#### What to produce:
Restate the records below word for word.

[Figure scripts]

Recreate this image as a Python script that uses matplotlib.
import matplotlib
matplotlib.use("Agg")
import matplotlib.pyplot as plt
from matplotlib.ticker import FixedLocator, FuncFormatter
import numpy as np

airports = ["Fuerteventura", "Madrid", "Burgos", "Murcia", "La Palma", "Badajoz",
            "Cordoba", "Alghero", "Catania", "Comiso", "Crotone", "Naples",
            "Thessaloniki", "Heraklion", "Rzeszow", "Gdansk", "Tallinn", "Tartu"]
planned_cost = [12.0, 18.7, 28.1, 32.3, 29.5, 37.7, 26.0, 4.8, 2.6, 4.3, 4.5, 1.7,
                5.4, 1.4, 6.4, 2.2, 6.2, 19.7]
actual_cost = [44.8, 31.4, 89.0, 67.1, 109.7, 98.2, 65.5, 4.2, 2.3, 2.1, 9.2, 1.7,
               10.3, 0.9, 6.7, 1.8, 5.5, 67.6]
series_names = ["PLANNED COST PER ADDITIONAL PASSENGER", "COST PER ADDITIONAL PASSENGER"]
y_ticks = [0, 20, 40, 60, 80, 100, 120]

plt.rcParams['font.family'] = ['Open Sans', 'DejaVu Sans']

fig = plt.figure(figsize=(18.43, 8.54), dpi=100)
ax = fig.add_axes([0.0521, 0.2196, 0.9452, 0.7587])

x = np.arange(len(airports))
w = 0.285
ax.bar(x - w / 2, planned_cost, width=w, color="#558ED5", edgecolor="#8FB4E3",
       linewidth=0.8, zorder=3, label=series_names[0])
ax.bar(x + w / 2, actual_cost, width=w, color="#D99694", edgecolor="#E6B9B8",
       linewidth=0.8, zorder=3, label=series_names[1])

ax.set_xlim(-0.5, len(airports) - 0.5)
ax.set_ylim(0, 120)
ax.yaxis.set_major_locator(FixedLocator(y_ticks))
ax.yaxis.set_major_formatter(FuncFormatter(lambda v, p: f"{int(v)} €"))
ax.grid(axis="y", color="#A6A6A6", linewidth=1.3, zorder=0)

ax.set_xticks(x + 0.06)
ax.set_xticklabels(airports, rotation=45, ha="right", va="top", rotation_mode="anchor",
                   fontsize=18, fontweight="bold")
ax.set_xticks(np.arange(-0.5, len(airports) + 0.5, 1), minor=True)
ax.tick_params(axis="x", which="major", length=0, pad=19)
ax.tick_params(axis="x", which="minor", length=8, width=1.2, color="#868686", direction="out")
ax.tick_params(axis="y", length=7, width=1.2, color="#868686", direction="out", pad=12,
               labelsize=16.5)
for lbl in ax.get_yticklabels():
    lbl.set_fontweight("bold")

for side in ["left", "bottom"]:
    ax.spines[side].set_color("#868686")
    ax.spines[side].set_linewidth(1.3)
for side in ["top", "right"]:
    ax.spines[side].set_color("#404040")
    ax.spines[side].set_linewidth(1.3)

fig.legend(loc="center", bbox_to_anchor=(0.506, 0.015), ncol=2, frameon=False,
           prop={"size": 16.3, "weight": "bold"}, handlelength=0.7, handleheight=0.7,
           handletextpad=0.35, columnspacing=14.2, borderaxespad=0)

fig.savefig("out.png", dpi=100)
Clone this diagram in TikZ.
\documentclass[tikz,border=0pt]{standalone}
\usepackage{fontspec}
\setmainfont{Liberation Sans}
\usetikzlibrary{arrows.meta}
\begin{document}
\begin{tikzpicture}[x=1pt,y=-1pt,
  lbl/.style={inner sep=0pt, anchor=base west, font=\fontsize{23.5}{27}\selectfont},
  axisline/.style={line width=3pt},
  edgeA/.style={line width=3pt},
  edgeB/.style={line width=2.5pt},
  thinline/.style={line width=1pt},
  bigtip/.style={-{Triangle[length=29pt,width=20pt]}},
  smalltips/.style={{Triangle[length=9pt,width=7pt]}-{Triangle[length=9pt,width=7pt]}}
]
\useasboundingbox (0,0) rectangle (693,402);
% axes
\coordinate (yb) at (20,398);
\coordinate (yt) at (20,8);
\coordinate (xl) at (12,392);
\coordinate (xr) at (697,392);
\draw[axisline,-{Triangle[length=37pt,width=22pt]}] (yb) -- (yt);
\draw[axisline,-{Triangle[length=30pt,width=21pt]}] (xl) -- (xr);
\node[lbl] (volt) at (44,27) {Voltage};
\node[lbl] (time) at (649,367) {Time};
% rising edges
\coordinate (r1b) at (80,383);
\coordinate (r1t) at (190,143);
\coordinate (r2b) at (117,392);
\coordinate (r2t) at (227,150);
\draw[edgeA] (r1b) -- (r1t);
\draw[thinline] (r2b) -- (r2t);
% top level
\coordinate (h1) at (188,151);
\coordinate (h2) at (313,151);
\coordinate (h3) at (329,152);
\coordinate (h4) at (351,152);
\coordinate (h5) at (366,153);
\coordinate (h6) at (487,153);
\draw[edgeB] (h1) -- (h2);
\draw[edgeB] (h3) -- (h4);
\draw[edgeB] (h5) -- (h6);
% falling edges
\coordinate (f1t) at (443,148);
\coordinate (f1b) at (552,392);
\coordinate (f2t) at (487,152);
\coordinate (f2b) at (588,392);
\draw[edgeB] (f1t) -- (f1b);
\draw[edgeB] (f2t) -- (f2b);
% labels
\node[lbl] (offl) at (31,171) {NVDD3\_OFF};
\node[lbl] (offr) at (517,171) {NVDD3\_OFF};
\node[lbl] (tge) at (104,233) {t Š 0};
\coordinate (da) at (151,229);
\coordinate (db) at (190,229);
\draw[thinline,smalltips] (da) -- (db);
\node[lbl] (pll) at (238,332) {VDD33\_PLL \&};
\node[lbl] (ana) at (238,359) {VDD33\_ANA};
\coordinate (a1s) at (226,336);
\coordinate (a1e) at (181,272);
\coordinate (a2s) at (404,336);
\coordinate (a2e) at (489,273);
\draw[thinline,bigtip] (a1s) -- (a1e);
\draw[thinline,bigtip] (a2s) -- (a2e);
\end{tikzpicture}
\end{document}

#### Task response:
Recreate this image as a Python script that uses matplotlib.
import matplotlib
matplotlib.use("Agg")
import matplotlib.pyplot as plt
from matplotlib.ticker import FixedLocator, FuncFormatter
import numpy as np

airports = ["Fuerteventura", "Madrid", "Burgos", "Murcia", "La Palma", "Badajoz",
            "Cordoba", "Alghero", "Catania", "Comiso", "Crotone", "Naples",
            "Thessaloniki", "Heraklion", "Rzeszow", "Gdansk", "Tallinn", "Tartu"]
planned_cost = [12.0, 18.7, 28.1, 32.3, 29.5, 37.7, 26.0, 4.8, 2.6, 4.3, 4.5, 1.7,
                5.4, 1.4, 6.4, 2.2, 6.2, 19.7]
actual_cost = [44.8, 31.4, 89.0, 67.1, 109.7, 98.2, 65.5, 4.2, 2.3, 2.1, 9.2, 1.7,
               10.3, 0.9, 6.7, 1.8, 5.5, 67.6]
series_names = ["PLANNED COST PER ADDITIONAL PASSENGER", "COST PER ADDITIONAL PASSENGER"]
y_ticks = [0, 20, 40, 60, 80, 100, 120]

plt.rcParams['font.family'] = ['Open Sans', 'DejaVu Sans']

fig = plt.figure(figsize=(18.43, 8.54), dpi=100)
ax = fig.add_axes([0.0521, 0.2196, 0.9452, 0.7587])

x = np.arange(len(airports))
w = 0.285
ax.bar(x - w / 2, planned_cost, width=w, color="#558ED5", edgecolor="#8FB4E3",
       linewidth=0.8, zorder=3, label=series_names[0])
ax.bar(x + w / 2, actual_cost, width=w, color="#D99694", edgecolor="#E6B9B8",
       linewidth=0.8, zorder=3, label=series_names[1])

ax.set_xlim(-0.5, len(airports) - 0.5)
ax.set_ylim(0, 120)
ax.yaxis.set_major_locator(FixedLocator(y_ticks))
ax.yaxis.set_major_formatter(FuncFormatter(lambda v, p: f"{int(v)} €"))
ax.grid(axis="y", color="#A6A6A6", linewidth=1.3, zorder=0)

ax.set_xticks(x + 0.06)
ax.set_xticklabels(airports, rotation=45, ha="right", va="top", rotation_mode="anchor",
                   fontsize=18, fontweight="bold")
ax.set_xticks(np.arange(-0.5, len(airports) + 0.5, 1), minor=True)
ax.tick_params(axis="x", which="major", length=0, pad=19)
ax.tick_params(axis="x", which="minor", length=8, width=1.2, color="#868686", direction="out")
ax.tick_params(axis="y", length=7, width=1.2, color="#868686", direction="out", pad=12,
               labelsize=16.5)
for lbl in ax.get_yticklabels():
    lbl.set_fontweight("bold")

for side in ["left", "bottom"]:
    ax.spines[side].set_color("#868686")
    ax.spines[side].set_linewidth(1.3)
for side in ["top", "right"]:
    ax.spines[side].set_color("#404040")
    ax.spines[side].set_linewidth(1.3)

fig.legend(loc="center", bbox_to_anchor=(0.506, 0.015), ncol=2, frameon=False,
           prop={"size": 16.3, "weight": "bold"}, handlelength=0.7, handleheight=0.7,
           handletextpad=0.35, columnspacing=14.2, borderaxespad=0)

fig.savefig("out.png", dpi=100)
Clone this diagram in TikZ.
\documentclass[tikz,border=0pt]{standalone}
\usepackage{fontspec}
\setmainfont{Liberation Sans}
\usetikzlibrary{arrows.meta}
\begin{document}
\begin{tikzpicture}[x=1pt,y=-1pt,
  lbl/.style={inner sep=0pt, anchor=base west, font=\fontsize{23.5}{27}\selectfont},
  axisline/.style={line width=3pt},
  edgeA/.style={line width=3pt},
  edgeB/.style={line width=2.5pt},
  thinline/.style={line width=1pt},
  bigtip/.style={-{Triangle[length=29pt,width=20pt]}},
  smalltips/.style={{Triangle[length=9pt,width=7pt]}-{Triangle[length=9pt,width=7pt]}}
]
\useasboundingbox (0,0) rectangle (693,402);
% axes
\coordinate (yb) at (20,398);
\coordinate (yt) at (20,8);
\coordinate (xl) at (12,392);
\coordinate (xr) at (697,392);
\draw[axisline,-{Triangle[length=37pt,width=22pt]}] (yb) -- (yt);
\draw[axisline,-{Triangle[length=30pt,width=21pt]}] (xl) -- (xr);
\node[lbl] (volt) at (44,27) {Voltage};
\node[lbl] (time) at (649,367) {Time};
% rising edges
\coordinate (r1b) at (80,383);
\coordinate (r1t) at (190,143);
\coordinate (r2b) at (117,392);
\coordinate (r2t) at (227,150);
\draw[edgeA] (r1b) -- (r1t);
\draw[thinline] (r2b) -- (r2t);
% top level
\coordinate (h1) at (188,151);
\coordinate (h2) at (313,151);
\coordinate (h3) at (329,152);
\coordinate (h4) at (351,152);
\coordinate (h5) at (366,153);
\coordinate (h6) at (487,153);
\draw[edgeB] (h1) -- (h2);
\draw[edgeB] (h3) -- (h4);
\draw[edgeB] (h5) -- (h6);
% falling edges
\coordinate (f1t) at (443,148);
\coordinate (f1b) at (552,392);
\coordinate (f2t) at (487,152);
\coordinate (f2b) at (588,392);
\draw[edgeB] (f1t) -- (f1b);
\draw[edgeB] (f2t) -- (f2b);
% labels
\node[lbl] (offl) at (31,171) {NVDD3\_OFF};
\node[lbl] (offr) at (517,171) {NVDD3\_OFF};
\node[lbl] (tge) at (104,233) {t Š 0};
\coordinate (da) at (151,229);
\coordinate (db) at (190,229);
\draw[thinline,smalltips] (da) -- (db);
\node[lbl] (pll) at (238,332) {VDD33\_PLL \&};
\node[lbl] (ana) at (238,359) {VDD33\_ANA};
\coordinate (a1s) at (226,336);
\coordinate (a1e) at (181,272);
\coordinate (a2s) at (404,336);
\coordinate (a2e) at (489,273);
\draw[thinline,bigtip] (a1s) -- (a1e);
\draw[thinline,bigtip] (a2s) -- (a2e);
\end{tikzpicture}
\end{document}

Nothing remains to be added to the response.